30 anos de “Faça a Coisa Certa”: o que aprendi ao estar frente a frente com Spike Lee

A América fast food trás uma geração de artistas, ativistas e políticos negros mais preocupada com o “racismo que entra pela boca” e cada vez menos interessada pela indústria da comida rápida. A juventude negra deseja viver bem sem deixar de denunciar as injustiças através da arte.

Por Kenia Maria, Da Vogue

Spike Lee - homem negro de pé e vestindo camiseta branca- em “Faça a coisa certa”.
Spike Lee em “Faça a coisa certa”, lançado em 30 de junho de 1989: divisor de águas (Foto: Agência O Globo)

Quantas Américas existem nos Estados Unidos? Os filmes do Spike Lee me fizeram preferir o Brooklyn. Manhattan e as luzes da Time Square pouco me atraem, estou a procura da África que veio pra cá. A presença de Notourius Big, nos muros e comércios, as inúmeras homenagens aos poetas, artistas e ativistas estão vivas em cada cantinho daquele lugar.

Localizado no coração do Brooklyn, Fort Greene é um dos parques mais lindos de lá. Lugar preferido da personagem Nola Darling, da série Ela Quer Tudo, uma obra clássica de Spike Lee, da décadas de 1980 e 1990, que teve a sua nova versão recentemente exibida pela Netflix.

Nola é uma jovem pintora negra, bissexual, que visita periodicamente uma terapeuta para se curar de violências sofridas por ser uma mulher livre, em uma sociedade racista, homofóbica e machista. Nola também é uma ativista que fala através da sua arte sobre o corpo da mulher negra e seu comportamento na sociedade atual: “nunca se desculpando como anda com a sua forma de mulher negra pelo mundo” – Nola Darling.

DeWanda Wise, interprete de Nola Darling na série "Ela quer tudo", em pé em um pier.
“Ela Quer Tudo”: a série de Spike Lee (Foto: David Lee / Netflix)

Ela Quer Tudo deixa no ar a pergunta: Onde estão os negros de Fort Greene?. Faça a Coisa Certa faz a mesma pergunta há trinta anos, apontando o perigo que existe na gentrification. Por diversas vezes me senti em Madureira estando no Brooklyn.
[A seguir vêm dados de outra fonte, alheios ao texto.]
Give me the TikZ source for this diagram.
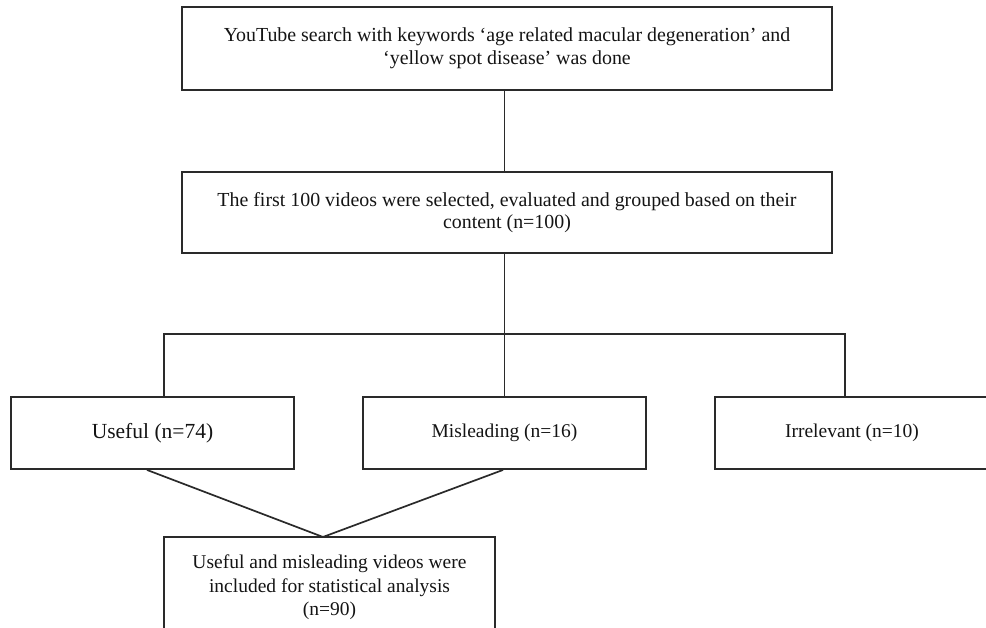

As tias que frequentam as igrejas aos domingos no Brooklyn se vestem e se comportam como as tias da Portela.

O que o bairro da liberdade Salvador/Bahia do vovô do Ile Aye, o Pelourinho de João Jorge do Olodum, o jongo da Serrinha da tia Maria e o Brooklyn de Spike Lee têm em comum?

O cheiro de sabonete da Costa (sabão preto ou sabão africano), o sol refletindo sobre a pele das mulheres e homens, hidratadas com manteiga de karité (produtos usados nos rituais das religiões de matriz africana), os homens e mulheres negra de cabelos trançados…tudo me lembrava a Bahia, Madureira, o Jongo da Serrinha, o meu terreiro, e a África que eu nem conheci, mas que sei que vive em mim.

Contudo, o que seria fazer a coisa certa quando quem te mata é também quem  diz ao mundo que ama a sua música, sua arte, sua cultura? A América em que as pessoas negras vivem é exatamente como no videoclipe de Gambino. “This is America” deixa um incômodo, assusta, mas fala sobre o que acontece com pessoas negras dentro deste sistema: de pop star a alvo a ser abatido. O negro está inserido no mercado, mas ainda é mercadoria.

Spike Lee- homem idoso negro, vestindo poena preta, blusa azul escuro e jaqueta preta- sntado olhando para frente
(Foto: CHRIS PIZZELLO/INVISION/AP/SHUTTERSTOCK)

Nos trinta anos de “Faça a Coisa Certa”, durante toda a tarde Spike Lee exibiu obras de artistas negros locais, falou sobre o orgulho de ser do Brooklyn, exaltou nomes dos deuses da black music…Tive a sensação de que aquele lugar veio da África junto com os afro-americanos que lá vivem.

Spike Lee esperou trinta anos para ser reconhecido pela academia americana de cinema, na verdade o Oscar demorou três longas décadas para reconhecer o genialidade do rei do Brooklyn “Infiltrados na klan” ganhou o Oscar, mas em seu discurso, o grande pedido de Spike Lee ao mundo  foi: “façam a coisa certa”.